A 1990s Window Design Could Substantially Upgrade Urban Efficiency
Did you know that the United States Department of Energy estimates that buildings use 75% of the country's electricity? One area that can greatly improve building efficiency is windows with models even being created that can generate their own energy. Using windows that can properly insulate constructions can make a significant difference in a building's overall energy efficiency. But how can you engineer these types of windows?
One innovation came about in the 1990s. According to Scientific American, researchers at the Lawrence Berkeley National Laboratory had back then conceived a “thin triple-pane” glass window that could cut the annual energy used for heating buildings by 39% and reduce air conditioning spending by 28%. The scientists had produced this super-efficient window by adding a thin layer of glass in its middle and sealing it with an inert gas. The end result was a window that was lighter but functioned better at insulation (keeping heat or cold in depending on the weather).

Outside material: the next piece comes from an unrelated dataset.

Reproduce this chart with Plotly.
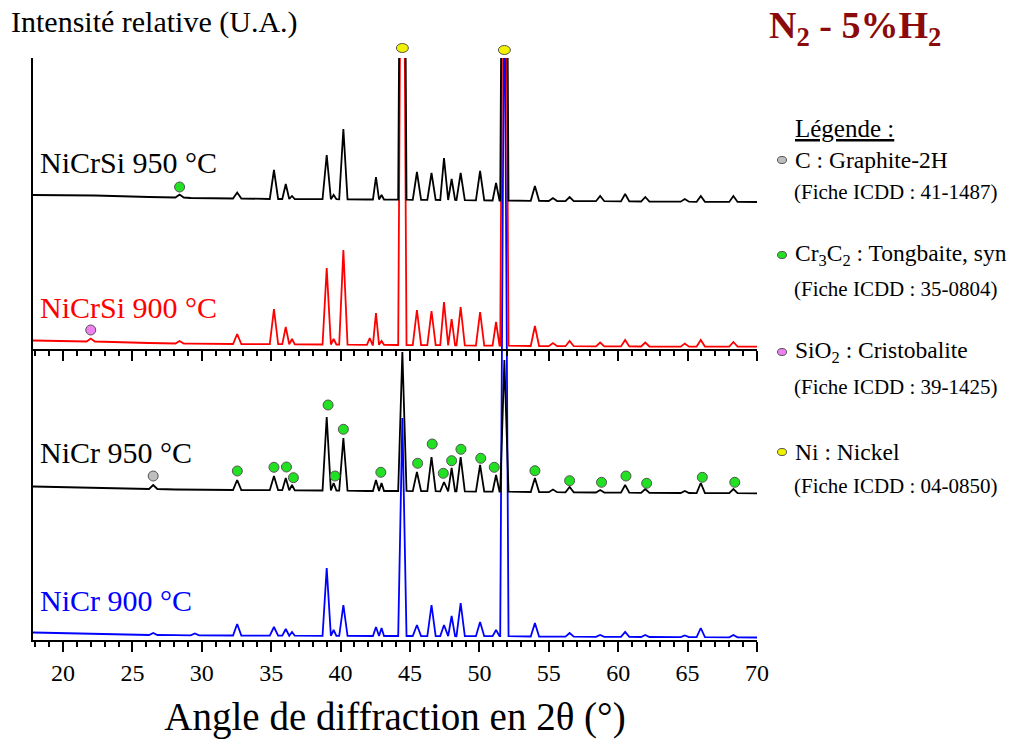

This meant it could significantly reduce emissions. Unfortunately, U.S. window manufacturers, unlike European ones who took on the new concept and implemented it, found the invention too expensive and the time and the Berkeley team gave up on their research.
“It was un-manufacturable,” Robert Hart, a Berkeley Lab researcher who leads the team that invented the window, told Scientific American. However, in 2003, the Berkeley Lab team decided to have another go at promoting their super-insulating windows. This time, however, they had the help of companies that make cellphones and televisions.
These firms had managed to significantly reduce the price of ultra-thin glass since it was such a necessity in their production methods and by 2019 the Berkeley team was ready to take their invention to U.S. window companies once more.
Luckily, one such firm, the Alpen High Performance Products Inc. of Louisville, Colorado was already hard at work on a three-pane window. Once they saw the Berkeley prototype, they were inspired to upgrade their concept resulting in a far superior window. This proved very profitable for the Berkeley team as by the summer of 2019, the researchers received a grant from the California Energy Commission to replace all the double-pane windows in new model homes in Fresno. That was quickly followed by a second grant of $1.85 million to evaluate the economic impacts of triple-pane windows in three low-income communities.
The Berkeley team was on a roll proving that persistence and hard work pays off.